We believe it is better to get 95% of the way done very quickly.¶

SnowShu is not intended to completely replace population testing. It is designed to help you get your data software to a point where you are pretty darn confident it is behaving as desired, in a fraction of the time it would have taken developing against the population dataset. That last 5% testing against the population should then be a relatively simple journey from pretty darn sure to completely certain, and can often happen as part of CI.

We believe platform-agnostic behavior should be encouraged.¶

No data warehouse is completely ANSII SQL compliant. Writing data software that depends on vendor-specific features, functions and interfaces is often the right solution from a delivery standpoint, but subjects the codebase to vendor lock in. We will strive in all ways to create as close an emulation for every supported source adapter as possible, but will never feel bad when a non-ANSII feature falls short. This hardship will, in the end, encourage data developers to write more portable (and in our opinion better) code.

Our Goals¶

SnowShu makes data development much, much faster.¶

The most important guiding objective for SnowShu is how it impacts data development.
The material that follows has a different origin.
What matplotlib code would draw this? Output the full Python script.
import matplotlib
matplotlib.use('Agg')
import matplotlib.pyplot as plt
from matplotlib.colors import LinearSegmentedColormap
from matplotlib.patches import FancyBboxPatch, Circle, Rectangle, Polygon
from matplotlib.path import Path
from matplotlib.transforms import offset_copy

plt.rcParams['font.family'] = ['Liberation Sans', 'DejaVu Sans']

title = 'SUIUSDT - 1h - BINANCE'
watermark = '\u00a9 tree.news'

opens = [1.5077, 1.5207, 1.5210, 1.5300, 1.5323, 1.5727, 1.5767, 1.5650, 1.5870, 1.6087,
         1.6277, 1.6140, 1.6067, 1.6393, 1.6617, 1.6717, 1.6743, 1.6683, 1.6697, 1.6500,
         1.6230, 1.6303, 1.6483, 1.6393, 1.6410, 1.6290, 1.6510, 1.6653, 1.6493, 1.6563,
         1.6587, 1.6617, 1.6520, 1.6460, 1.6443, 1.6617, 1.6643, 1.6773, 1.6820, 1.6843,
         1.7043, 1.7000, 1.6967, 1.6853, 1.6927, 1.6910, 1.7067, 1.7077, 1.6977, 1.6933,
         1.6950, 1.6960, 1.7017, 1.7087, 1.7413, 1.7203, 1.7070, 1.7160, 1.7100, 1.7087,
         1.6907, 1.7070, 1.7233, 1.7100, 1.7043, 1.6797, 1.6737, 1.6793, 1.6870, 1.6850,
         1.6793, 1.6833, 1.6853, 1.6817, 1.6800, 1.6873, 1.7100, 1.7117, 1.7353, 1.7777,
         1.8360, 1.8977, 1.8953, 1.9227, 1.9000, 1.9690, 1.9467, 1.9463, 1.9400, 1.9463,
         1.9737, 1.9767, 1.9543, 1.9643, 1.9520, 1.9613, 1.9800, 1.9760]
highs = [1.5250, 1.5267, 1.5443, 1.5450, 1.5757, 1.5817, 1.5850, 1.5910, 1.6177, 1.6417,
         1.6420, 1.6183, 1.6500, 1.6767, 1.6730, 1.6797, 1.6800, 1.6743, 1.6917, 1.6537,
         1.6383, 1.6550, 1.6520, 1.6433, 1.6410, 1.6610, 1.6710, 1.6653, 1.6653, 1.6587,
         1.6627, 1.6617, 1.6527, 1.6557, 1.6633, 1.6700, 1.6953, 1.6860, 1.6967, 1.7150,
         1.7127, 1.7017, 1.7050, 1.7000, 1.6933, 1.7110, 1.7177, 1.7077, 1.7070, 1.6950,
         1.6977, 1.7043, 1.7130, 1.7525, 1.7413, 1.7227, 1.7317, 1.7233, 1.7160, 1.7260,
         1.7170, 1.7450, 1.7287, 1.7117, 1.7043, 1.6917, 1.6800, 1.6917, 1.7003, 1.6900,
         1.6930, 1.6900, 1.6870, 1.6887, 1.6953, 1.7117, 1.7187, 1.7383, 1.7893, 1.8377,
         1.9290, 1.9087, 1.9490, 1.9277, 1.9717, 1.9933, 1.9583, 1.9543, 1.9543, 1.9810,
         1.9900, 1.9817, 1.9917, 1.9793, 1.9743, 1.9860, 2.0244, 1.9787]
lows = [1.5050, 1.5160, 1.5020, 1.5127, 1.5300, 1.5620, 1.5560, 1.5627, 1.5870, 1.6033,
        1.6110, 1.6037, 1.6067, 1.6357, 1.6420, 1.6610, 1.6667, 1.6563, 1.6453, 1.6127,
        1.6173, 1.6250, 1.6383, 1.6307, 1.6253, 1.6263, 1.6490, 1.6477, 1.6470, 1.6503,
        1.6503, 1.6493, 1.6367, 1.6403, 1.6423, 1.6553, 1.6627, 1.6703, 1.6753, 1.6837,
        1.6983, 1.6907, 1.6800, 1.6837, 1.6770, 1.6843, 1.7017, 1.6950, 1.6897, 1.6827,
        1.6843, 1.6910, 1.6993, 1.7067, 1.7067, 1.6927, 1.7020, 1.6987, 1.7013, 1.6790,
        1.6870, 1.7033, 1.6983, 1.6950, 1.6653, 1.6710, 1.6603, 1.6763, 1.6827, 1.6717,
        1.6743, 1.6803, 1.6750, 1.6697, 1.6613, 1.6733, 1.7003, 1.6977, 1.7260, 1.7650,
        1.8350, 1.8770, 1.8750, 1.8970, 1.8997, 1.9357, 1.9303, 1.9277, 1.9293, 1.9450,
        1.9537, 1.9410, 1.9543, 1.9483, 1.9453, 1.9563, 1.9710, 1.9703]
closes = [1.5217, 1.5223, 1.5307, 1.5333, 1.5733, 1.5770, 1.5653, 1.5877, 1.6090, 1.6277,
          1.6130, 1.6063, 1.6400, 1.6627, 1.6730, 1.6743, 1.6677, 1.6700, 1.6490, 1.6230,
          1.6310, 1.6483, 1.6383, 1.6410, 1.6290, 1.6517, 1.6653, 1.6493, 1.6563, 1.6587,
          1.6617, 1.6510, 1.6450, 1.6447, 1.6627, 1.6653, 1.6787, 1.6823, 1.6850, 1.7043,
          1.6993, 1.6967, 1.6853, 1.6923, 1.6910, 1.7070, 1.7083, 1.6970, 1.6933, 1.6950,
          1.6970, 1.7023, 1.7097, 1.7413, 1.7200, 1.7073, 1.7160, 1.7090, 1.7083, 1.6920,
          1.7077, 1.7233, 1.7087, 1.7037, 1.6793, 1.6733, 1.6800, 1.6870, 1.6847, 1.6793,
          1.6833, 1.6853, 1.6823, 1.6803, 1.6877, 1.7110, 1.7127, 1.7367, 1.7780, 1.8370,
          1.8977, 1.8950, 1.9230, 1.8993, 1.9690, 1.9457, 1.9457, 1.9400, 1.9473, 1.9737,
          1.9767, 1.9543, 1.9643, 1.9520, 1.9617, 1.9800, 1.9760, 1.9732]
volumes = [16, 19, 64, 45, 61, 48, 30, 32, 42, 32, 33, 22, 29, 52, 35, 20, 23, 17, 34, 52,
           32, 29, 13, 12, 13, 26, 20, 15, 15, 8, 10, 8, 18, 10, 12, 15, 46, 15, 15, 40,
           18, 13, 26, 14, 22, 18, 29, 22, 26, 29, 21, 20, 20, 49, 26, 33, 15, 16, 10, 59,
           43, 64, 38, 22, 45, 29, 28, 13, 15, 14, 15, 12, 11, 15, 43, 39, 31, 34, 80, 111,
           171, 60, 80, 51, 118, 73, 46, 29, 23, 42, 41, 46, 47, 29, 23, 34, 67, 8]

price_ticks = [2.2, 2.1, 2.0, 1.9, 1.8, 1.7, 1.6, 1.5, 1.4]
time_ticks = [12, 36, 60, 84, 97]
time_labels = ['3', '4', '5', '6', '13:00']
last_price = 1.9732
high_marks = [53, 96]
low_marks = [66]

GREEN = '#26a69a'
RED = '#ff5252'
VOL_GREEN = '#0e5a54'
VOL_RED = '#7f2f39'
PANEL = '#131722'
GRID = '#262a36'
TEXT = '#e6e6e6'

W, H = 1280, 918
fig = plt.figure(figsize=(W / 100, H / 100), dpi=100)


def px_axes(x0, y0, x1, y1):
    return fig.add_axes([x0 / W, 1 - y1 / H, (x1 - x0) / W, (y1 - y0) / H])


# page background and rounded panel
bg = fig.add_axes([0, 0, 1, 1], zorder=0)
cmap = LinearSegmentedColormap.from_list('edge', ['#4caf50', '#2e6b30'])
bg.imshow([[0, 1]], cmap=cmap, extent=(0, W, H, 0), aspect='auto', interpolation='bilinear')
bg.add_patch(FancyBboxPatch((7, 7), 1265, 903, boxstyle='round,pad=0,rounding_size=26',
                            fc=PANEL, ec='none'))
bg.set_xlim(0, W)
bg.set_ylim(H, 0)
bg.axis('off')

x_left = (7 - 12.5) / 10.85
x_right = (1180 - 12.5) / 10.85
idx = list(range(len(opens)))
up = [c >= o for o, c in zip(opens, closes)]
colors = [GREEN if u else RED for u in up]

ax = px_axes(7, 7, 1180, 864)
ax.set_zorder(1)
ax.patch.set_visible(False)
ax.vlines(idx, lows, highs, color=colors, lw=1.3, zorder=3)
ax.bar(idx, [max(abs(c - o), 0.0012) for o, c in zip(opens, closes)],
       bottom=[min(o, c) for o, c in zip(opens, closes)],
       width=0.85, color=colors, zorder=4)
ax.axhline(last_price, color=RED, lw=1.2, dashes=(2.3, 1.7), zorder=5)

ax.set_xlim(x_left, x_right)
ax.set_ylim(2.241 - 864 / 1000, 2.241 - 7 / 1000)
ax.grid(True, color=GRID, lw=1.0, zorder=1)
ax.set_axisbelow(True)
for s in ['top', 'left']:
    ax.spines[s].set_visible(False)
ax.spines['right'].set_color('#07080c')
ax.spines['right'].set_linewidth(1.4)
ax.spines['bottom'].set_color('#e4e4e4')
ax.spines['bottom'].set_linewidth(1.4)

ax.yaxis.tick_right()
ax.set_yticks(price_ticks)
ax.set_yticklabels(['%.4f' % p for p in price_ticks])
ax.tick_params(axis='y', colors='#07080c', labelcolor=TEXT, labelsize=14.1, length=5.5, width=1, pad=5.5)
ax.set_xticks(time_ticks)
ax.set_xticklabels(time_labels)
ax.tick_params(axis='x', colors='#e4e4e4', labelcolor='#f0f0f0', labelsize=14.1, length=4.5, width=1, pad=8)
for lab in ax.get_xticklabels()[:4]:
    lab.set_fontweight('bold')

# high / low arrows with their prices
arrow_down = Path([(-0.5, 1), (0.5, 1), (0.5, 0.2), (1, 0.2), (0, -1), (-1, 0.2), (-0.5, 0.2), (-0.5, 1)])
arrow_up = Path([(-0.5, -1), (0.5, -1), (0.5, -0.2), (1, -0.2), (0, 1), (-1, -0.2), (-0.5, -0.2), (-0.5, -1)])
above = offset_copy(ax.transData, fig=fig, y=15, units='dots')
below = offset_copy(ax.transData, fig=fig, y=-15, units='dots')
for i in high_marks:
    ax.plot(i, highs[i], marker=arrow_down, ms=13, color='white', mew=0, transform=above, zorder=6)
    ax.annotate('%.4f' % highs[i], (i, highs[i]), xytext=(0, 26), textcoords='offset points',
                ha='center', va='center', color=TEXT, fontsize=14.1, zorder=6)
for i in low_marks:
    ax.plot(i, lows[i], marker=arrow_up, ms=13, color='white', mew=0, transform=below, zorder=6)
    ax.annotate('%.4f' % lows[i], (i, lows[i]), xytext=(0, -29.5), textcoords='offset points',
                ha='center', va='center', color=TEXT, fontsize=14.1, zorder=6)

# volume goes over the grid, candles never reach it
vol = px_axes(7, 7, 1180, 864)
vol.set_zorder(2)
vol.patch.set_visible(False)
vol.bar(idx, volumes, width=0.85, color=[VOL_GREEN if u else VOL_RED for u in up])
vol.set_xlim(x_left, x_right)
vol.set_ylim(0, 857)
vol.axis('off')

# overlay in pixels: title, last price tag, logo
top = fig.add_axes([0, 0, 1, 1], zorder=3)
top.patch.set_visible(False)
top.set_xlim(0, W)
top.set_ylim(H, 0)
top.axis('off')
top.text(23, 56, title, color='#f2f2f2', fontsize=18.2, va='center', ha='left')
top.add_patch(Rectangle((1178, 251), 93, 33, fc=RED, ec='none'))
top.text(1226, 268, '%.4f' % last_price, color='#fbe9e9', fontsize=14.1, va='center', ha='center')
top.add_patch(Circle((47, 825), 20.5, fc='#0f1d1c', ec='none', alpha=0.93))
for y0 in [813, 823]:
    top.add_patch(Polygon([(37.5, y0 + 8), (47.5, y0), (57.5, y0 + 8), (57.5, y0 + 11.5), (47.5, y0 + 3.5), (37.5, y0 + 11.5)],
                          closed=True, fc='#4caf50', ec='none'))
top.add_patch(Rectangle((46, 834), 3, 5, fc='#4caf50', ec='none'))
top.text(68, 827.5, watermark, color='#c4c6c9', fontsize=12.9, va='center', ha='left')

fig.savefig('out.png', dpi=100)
First and foremost, we want SnowShu to enable data teams to deliver features at speeds that seem ludicrous with traditional development workflows. Every decision we make should be guided by the question “how much faster does this make data development?” Remember that overall speed includes the cost of refactoring, readability, and complexity, so our true measure of “fastness” is how SnowShu helps us get bug-free, easy-to-modify code into place.

SnowShu replicates source dialect as closely as possible.¶

We want SnowShu replicas to behave as closely to their respective source system as possible. So if you are developing in a SnowShu replica based on a Snowflake data warehouse, the same query should return the same result when run in either the replica or the same data set in Snowflake. This parity is not always 100% possible but is always our goal.
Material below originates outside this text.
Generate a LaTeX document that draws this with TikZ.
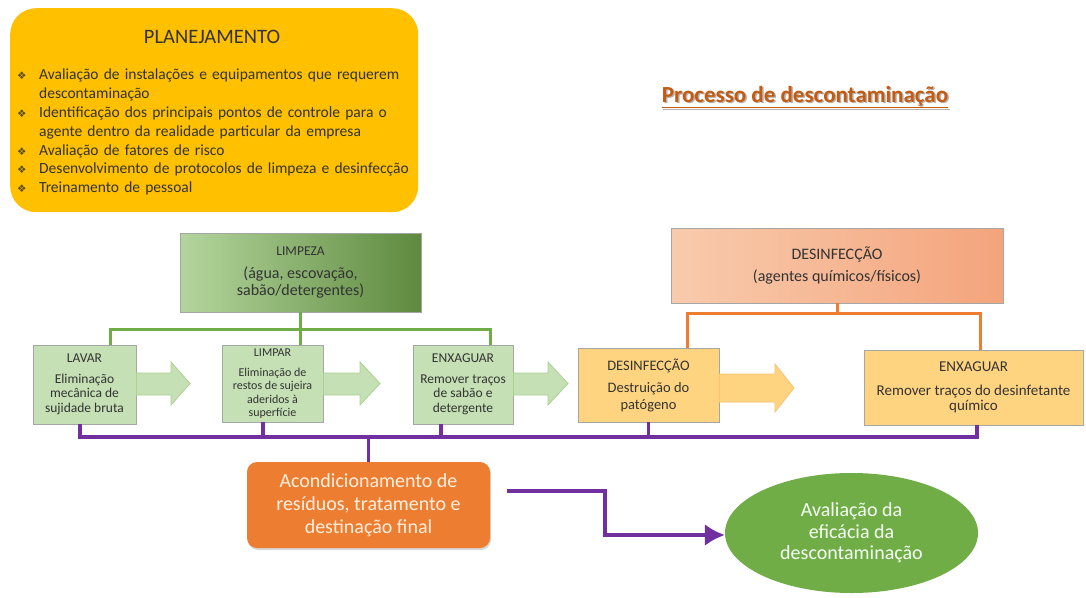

SnowShu makes development collaboration easier.¶

By enabling teams to share manageable, immutable datasets, SnowShu drastically improves how data developers can work together. Data software applied to identical source data applied to software with the same behavior will always yield identical output. This removes source volatility and allows developers to speak the same language across disciplines.

SnowShu remarkably simplifies data devops.¶

Data developers should spend as little time as possible negotiating with environments. SnowShu aims to make developer spin-up and environment maintenance totally scriptable and automated, adjustable with a handful of simple commands, and flexible enough to pivot as needed.

SnowShu is for everyone.¶

The power of SQL lies in the universal nature of the language. Regardless of which underlying SQL engine your population source operates within, SnowShu will strive to support your data development efforts. SnowShu aims to be accessible, favoring intuitive design over specialized technical configuration. We want SnowShu to be powerful enough to support very complex workflows but simple enough to bootstrap data development with no learning curve.

What SnowShu is not¶

SnowShu is not an ETL / ELT tool.¶

For any new entry to the data software landscape It seems to be only a matter of time before someone attempts to bastardize it into jury-rigged extract / transform / load operations. To help avoid this, we will explicitly state here that SnowShu is not intended to perform any part of the ETL/ELT process. Amazing open-source tools already exist, such as Singer for extract/load and DBT for transform management, and we encourage you to check them out. What SnowShu does do is enable rapid testing within these tools!

SnowShu does not replicate code.¶

Data software belongs in a central codebase. Any code that influences, transforms or processes data is inherently part of the data software. To this end SnowShu does not replicate database functions, stored procedures etc as they persist “hidden business logic” that should be avoided at all costs.